[WHAT IS NEEDED]
Don't include pictures. Quote the lines below from the first through the line that contains "const samples = mlsBits.map((b, n)".
------
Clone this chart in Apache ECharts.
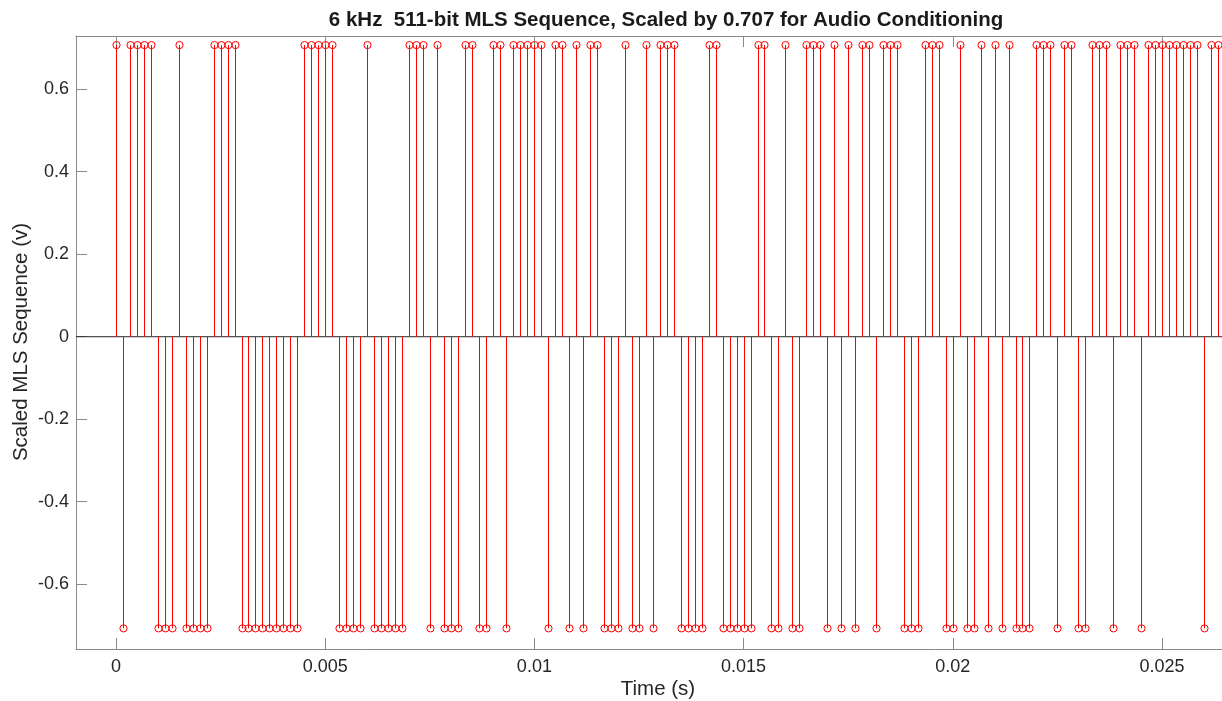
<!DOCTYPE html>
<html>
<head>
<meta charset="utf-8">
<title>MLS Sequence</title>
<script src="https://cdn.jsdelivr.net/npm/echarts@6.0.0/dist/echarts.min.js"></script>
<style>
  html, body { margin: 0; padding: 0; background: #ffffff; }
  #chart { width: 1222px; height: 701px; }
</style>
</head>
<body>
<div id="chart"></div>
<script>
// Sampling and amplitude of the stimulus
const SAMPLE_RATE = 6000;      // Hz
const AMPLITUDE = 0.707;       // scale applied to the +/-1 MLS bits

// First 159 chips of the 511-bit maximum length sequence (+1 / -1)
const mlsBits = [
   1,-1, 1, 1, 1, 1,-1,-1,-1, 1,-1,-1,-1,-1, 1, 1, 1, 1,-1,-1,
  -1,-1,-1,-1,-1,-1,-1, 1, 1, 1, 1, 1,-1,-1,-1,-1, 1,-1,-1,-1,
  -1,-1, 1, 1, 1,-1, 1,-1,-1,-1, 1, 1,-1,-1, 1, 1,-1, 1, 1, 1,
   1, 1,-1, 1, 1,-1, 1,-1, 1, 1,-1,-1,-1, 1,-1,-1, 1,-1, 1, 1,
   1,-1,-1,-1,-1, 1, 1,-1,-1,-1,-1,-1, 1, 1,-1,-1, 1,-1,-1, 1,
   1, 1,-1, 1,-1, 1,-1, 1, 1,-1, 1, 1, 1,-1,-1,-1, 1, 1, 1,-1,
  -1, 1,-1,-1, 1,-1, 1,-1, 1,-1,-1,-1, 1, 1, 1,-1, 1, 1,-1,-1,
   1, 1, 1,-1, 1, 1, 1,-1, 1, 1, 1, 1, 1, 1, 1, 1,-1, 1, 1
];

// Axis ticks
const xTickValues = [0, 0.005, 0.01, 0.015, 0.02, 0.025];
const xTickLabels = ['0', '0.005', '0.01', '0.015', '0.02', '0.025'];
const yTickValues = [-0.6, -0.4, -0.2, 0, 0.2, 0.4, 0.6];
const yTickLabels = ['-0.6', '-0.4', '-0.2', '0', '0.2', '0.4', '0.6'];

// Visible axis limits
const X_MIN = -0.000956, X_MAX = 0.026435;
const Y_MIN = -0.757, Y_MAX = 0.729;

// Samples: time of each chip and its scaled level
const samples = mlsBits.map((b, n) => [n / SAMPLE_RATE, b * AMPLITUDE]);

const AXIS_GRAY = '#8a8a8a';
const TEXT = '#262626';
const FONT = '"Liberation Sans", Arial, Helvetica, sans-serif';

function labelFrom(values, labels) {
  return v => {
    for (let i = 0; i < values.length; i++) {
      if (Math.abs(values[i] - v) < 1e-9) return labels[i];
    }
    return '';
  };
}

const chart = echarts.init(document.getElementById('chart'), null, { renderer: 'canvas' });

const boxAxis = {
  type: 'value',
  min: X_MIN,
  max: X_MAX,
  axisLine: { show: true, onZero: false, lineStyle: { color: AXIS_GRAY, width: 1 } },
  axisTick: { show: true, inside: true, length: 11, customValues: xTickValues,
              lineStyle: { color: AXIS_GRAY, width: 1 } },
  splitLine: { show: false }
};

chart.setOption({
  animation: false,
  backgroundColor: '#ffffff',
  grid: { left: 76, right: 0, top: 36, bottom: 52, containLabel: false },
  xAxis: [
    Object.assign({}, boxAxis, {
      position: 'bottom',
      axisLabel: {
        show: true, customValues: xTickValues,
        formatter: labelFrom(xTickValues, xTickLabels),
        fontSize: 18, color: TEXT, fontFamily: FONT, margin: 9
      }
    }),
    Object.assign({}, boxAxis, {
      position: 'top',
      axisLabel: { show: false }
    })
  ],
  yAxis: {
    type: 'value',
    min: Y_MIN,
    max: Y_MAX,
    axisLine: { show: true, onZero: false, lineStyle: { color: AXIS_GRAY, width: 1 } },
    axisTick: { show: true, inside: true, length: 11, customValues: yTickValues,
                lineStyle: { color: AXIS_GRAY, width: 1 } },
    axisLabel: {
      show: true, customValues: yTickValues,
      formatter: labelFrom(yTickValues, yTickLabels),
      fontSize: 18, color: TEXT, fontFamily: FONT, margin: 7
    },
    splitLine: { show: false }
  },
  series: [
    {
      // stem baseline at zero
      type: 'line',
      data: [[X_MIN, 0], [X_MAX, 0]],
      symbol: 'none',
      silent: true,
      lineStyle: { color: '#262626', width: 1 },
      z: 1
    },
    {
      // stems with open circle markers
      type: 'custom',
      data: samples,
      clip: false,
      z: 2,
      renderItem: function (params, api) {
        const t = api.value(0), v = api.value(1);
        const tip = api.coord([t, v]);
        const base = api.coord([t, 0]);
        const px = Math.round(tip[0]) + 0.5;
        return {
          type: 'group',
          children: [
            { type: 'line',
              shape: { x1: px, y1: base[1], x2: px, y2: tip[1] },
              style: { stroke: '#ff0000', lineWidth: 1 } },
            { type: 'circle',
              shape: { cx: px, cy: tip[1], r: 3.6 },
              style: { fill: 'none', stroke: '#ff0000', lineWidth: 1 } }
          ]
        };
      }
    }
  ],
  graphic: [
    { type: 'text', x: 666, y: 20, silent: true,
      style: { text: '6 kHz  511-bit MLS Sequence, Scaled by 0.707 for Audio Conditioning',
               fill: '#1a1a1a', font: 'bold 20.5px ' + FONT,
               textAlign: 'center', textVerticalAlign: 'middle' } },
    { type: 'text', x: 658, y: 689, silent: true,
      style: { text: 'Time (s)', fill: TEXT, font: '20.5px ' + FONT,
               textAlign: 'center', textVerticalAlign: 'middle' } },
    { type: 'text', x: 21, y: 342, rotation: Math.PI / 2, silent: true,
      style: { text: 'Scaled MLS Sequence (v)', fill: TEXT, font: '20.5px ' + FONT,
               textAlign: 'center', textVerticalAlign: 'middle' } }
  ]
});
</script>
</body>
</html>
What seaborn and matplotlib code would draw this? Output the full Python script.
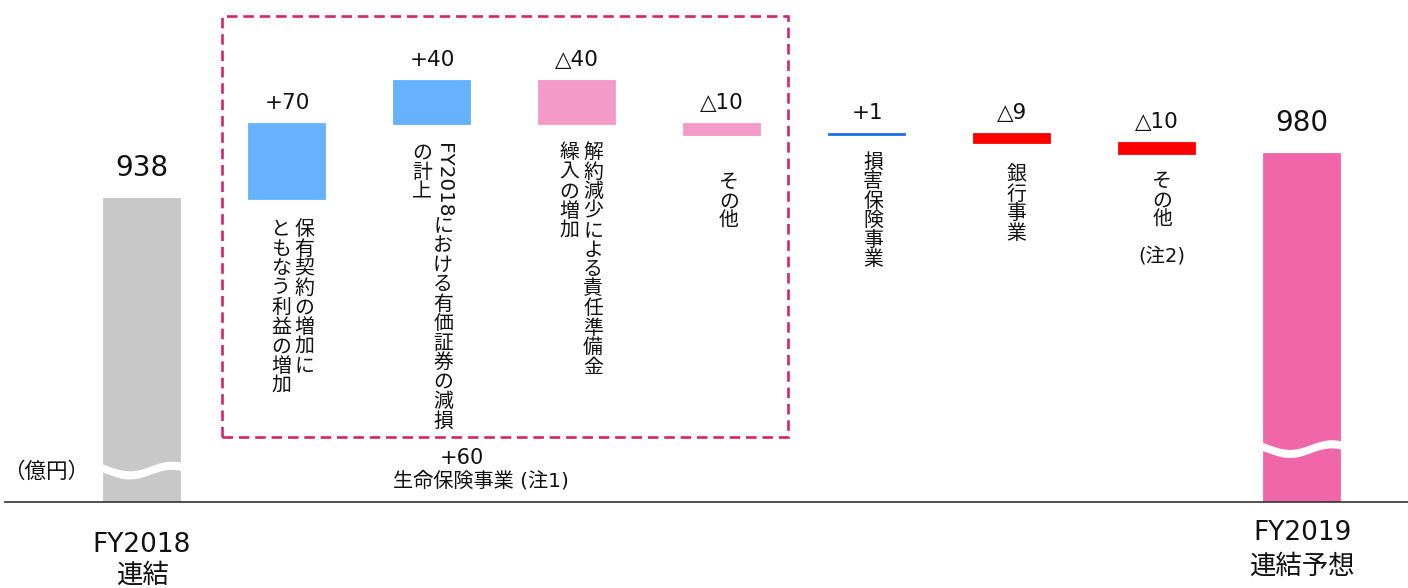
import re
import numpy as np
import pandas as pd
import matplotlib
matplotlib.use("Agg")
import matplotlib.pyplot as plt
from matplotlib.patches import Rectangle
from matplotlib.textpath import TextPath
from matplotlib.font_manager import FontProperties
import seaborn as sns

# ---- data -------------------------------------------------------------
start_value = 938
end_value = 980
step_values = [70, 40, -40, -10, 1, -9, -10]
value_labels = ["938", "+70", "+40", "△40", "△10", "+1", "△9", "△10", "980"]
bar_colors = ["#c8c8c8", "#66b2ff", "#66b2ff", "#f49ac8", "#f49ac8",
              "#1f6fe8", "#ff0000", "#ff0000", "#f066a8"]
step_names = [
    ["保有契約の増加に", "ともなう利益の増加"],
    ["FY2018における有価証券の減損", "の計上"],
    ["解約減少による責任準備金", "繰入の増加"],
    ["その他"],
    ["損害保険事業"],
    ["銀行事業"],
    ["その他"],
]
total_names = ["FY2018\n連結", "FY2019\n連結予想"]
group_value = "+60"
group_name = "生命保険事業 (注1)"
note_2 = "(注2)"
unit_label = "（億円）"

# ---- waterfall geometry ----------------------------------------------
axis_floor = 655.2
cum = np.cumsum([start_value] + step_values)
tops, bottoms = [start_value], [axis_floor]
for prev, cur in zip(cum[:-1], cum[1:]):
    tops.append(max(prev, cur))
    bottoms.append(min(prev, cur))
tops.append(end_value)
bottoms.append(axis_floor)
keys = [f"b{i}" for i in range(len(tops))]
df = pd.DataFrame({"key": keys, "top": tops, "bottom": bottoms})

# ---- figure ------------------------------------------------------------
sns.set_style("white")
plt.rcParams["font.family"] = ["DejaVu Sans", "Noto Sans CJK JP"]
W, H = 1408, 588
fig = plt.figure(figsize=(W / 100, H / 100), dpi=100)
ax_left = 5 / W
ax_bottom = 1 - 502 / H
ax = fig.add_axes([ax_left, ax_bottom, 1 - ax_left, 1 - ax_bottom])

sns.barplot(data=df, x="key", y="top", hue="key", palette=bar_colors,
            width=0.52, saturation=1, legend=False, ax=ax)
for p, b, t, c in zip(ax.patches, bottoms, tops, bar_colors):
    p.set_y(b)
    p.set_height(t - b)
    p.set_edgecolor(c)
    p.set_linewidth(1.3)

ax.set_xlim(-0.945, 8.73)
ax.set_ylim(axis_floor, axis_floor + 468.6)
ax.set_xlabel("")
ax.set_ylabel("")
ax.set_xticks([])
ax.set_yticks([])
for s in ["top", "left", "right"]:
    ax.spines[s].set_visible(False)
ax.spines["bottom"].set_color("#333333")
ax.spines["bottom"].set_linewidth(1.2)

# wavy break marks on the two total bars
for idx, level in [(0, 685), (len(tops) - 1, 705)]:
    xs = np.linspace(idx - 0.29, idx + 0.29, 120)
    t = (xs - xs[0]) / (xs[-1] - xs[0])
    mid = level + 4.5 * np.cos(2 * np.pi * (t + 0.15))
    ax.fill_between(xs, mid - 3.8, mid + 3.8, color="white", lw=0, zorder=5)

PX = 72 / 100  # points per pixel

# value labels above the bars
for i, (lab, t) in enumerate(zip(value_labels, tops)):
    big = i in (0, len(tops) - 1)
    ax.annotate(lab, xy=(i, t), xytext=(0, (17 if big else 11) * PX),
                textcoords="offset points", ha="center", va="bottom",
                fontsize=20 if big else 15.5, color="#111111")

# vertical (tategaki) step labels below each floating bar
FS = 14.3
PITCH = 19.5 * PX
latin = FontProperties(family="DejaVu Sans")
col_dx = [[17, -6], [11, -10], [16, -8], [7], [6], [4], [5]]
top_gap = [21, 19, 19, 38, 18, 22, 18]


def vertical_column(x, y, text, dx_px, gap_px):
    cursor = gap_px * PX
    for run in re.findall(r"[A-Za-z0-9]+|.", text):
        if run.isascii():
            w = TextPath((0, 0), run, size=FS, prop=latin).get_extents().width
            ax.annotate(run, xy=(x, y), xytext=(dx_px * PX, -cursor),
                        textcoords="offset points", rotation=-90,
                        ha="center", va="top", fontsize=FS, color="#111111")
            cursor += w + 2
        else:
            ax.annotate(run, xy=(x, y), xytext=(dx_px * PX, -cursor),
                        textcoords="offset points", ha="center", va="top",
                        fontsize=FS, color="#111111")
            cursor += PITCH
    return cursor


for k, cols in enumerate(step_names):
    i = k + 1
    end = 0
    for text, dx in zip(cols, col_dx[k]):
        end = max(end, vertical_column(i, bottoms[i], text, dx, top_gap[k]))
    if k == len(step_names) - 1:
        ax.annotate(note_2, xy=(i, bottoms[i]), xytext=(5 * PX, -end - 16 * PX),
                    textcoords="offset points", ha="center", va="top",
                    fontsize=14, color="#111111")

# total category names under the axis
ax.text(0, -58 / 502, total_names[0], transform=ax.get_xaxis_transform(),
        ha="center", va="center", fontsize=19, linespacing=1.25, color="#111111")
ax.text(len(tops) - 1, -48 / 502, total_names[1], transform=ax.get_xaxis_transform(),
        ha="center", va="center", fontsize=19, linespacing=1.4, color="#111111")

# unit label
fig.text(3 / W, 1 - 472 / H, unit_label, ha="left", va="center",
         fontsize=15.5, color="#111111")

# dashed frame around the life-insurance breakdown
fig.add_artist(Rectangle((222 / W, 1 - 437 / H), (788 - 222) / W, (437 - 16) / H,
                         transform=fig.transFigure, fill=False,
                         edgecolor="#d6236f", linewidth=1.9,
                         linestyle=(0, (4, 2.2))))
fig.text(462 / W, 1 - 458 / H, group_value, ha="center", va="center",
         fontsize=15, color="#111111")
fig.text(481 / W, 1 - 481 / H, group_name, ha="center", va="center",
         fontsize=14.5, color="#111111")

fig.savefig("out.png", dpi=100)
------
[SOLUTION TO THIS PROBLEM]
Clone this chart in Apache ECharts.
<!DOCTYPE html>
<html>
<head>
<meta charset="utf-8">
<title>MLS Sequence</title>
<script src="https://cdn.jsdelivr.net/npm/echarts@6.0.0/dist/echarts.min.js"></script>
<style>
  html, body { margin: 0; padding: 0; background: #ffffff; }
  #chart { width: 1222px; height: 701px; }
</style>
</head>
<body>
<div id="chart"></div>
<script>
// Sampling and amplitude of the stimulus
const SAMPLE_RATE = 6000;      // Hz
const AMPLITUDE = 0.707;       // scale applied to the +/-1 MLS bits

// First 159 chips of the 511-bit maximum length sequence (+1 / -1)
const mlsBits = [
   1,-1, 1, 1, 1, 1,-1,-1,-1, 1,-1,-1,-1,-1, 1, 1, 1, 1,-1,-1,
  -1,-1,-1,-1,-1,-1,-1, 1, 1, 1, 1, 1,-1,-1,-1,-1, 1,-1,-1,-1,
  -1,-1, 1, 1, 1,-1, 1,-1,-1,-1, 1, 1,-1,-1, 1, 1,-1, 1, 1, 1,
   1, 1,-1, 1, 1,-1, 1,-1, 1, 1,-1,-1,-1, 1,-1,-1, 1,-1, 1, 1,
   1,-1,-1,-1,-1, 1, 1,-1,-1,-1,-1,-1, 1, 1,-1,-1, 1,-1,-1, 1,
   1, 1,-1, 1,-1, 1,-1, 1, 1,-1, 1, 1, 1,-1,-1,-1, 1, 1, 1,-1,
  -1, 1,-1,-1, 1,-1, 1,-1, 1,-1,-1,-1, 1, 1, 1,-1, 1, 1,-1,-1,
   1, 1, 1,-1, 1, 1, 1,-1, 1, 1, 1, 1, 1, 1, 1, 1,-1, 1, 1
];

// Axis ticks
const xTickValues = [0, 0.005, 0.01, 0.015, 0.02, 0.025];
const xTickLabels = ['0', '0.005', '0.01', '0.015', '0.02', '0.025'];
const yTickValues = [-0.6, -0.4, -0.2, 0, 0.2, 0.4, 0.6];
const yTickLabels = ['-0.6', '-0.4', '-0.2', '0', '0.2', '0.4', '0.6'];

// Visible axis limits
const X_MIN = -0.000956, X_MAX = 0.026435;
const Y_MIN = -0.757, Y_MAX = 0.729;

// Samples: time of each chip and its scaled level
const samples = mlsBits.map((b, n) => [n / SAMPLE_RATE, b * AMPLITUDE]);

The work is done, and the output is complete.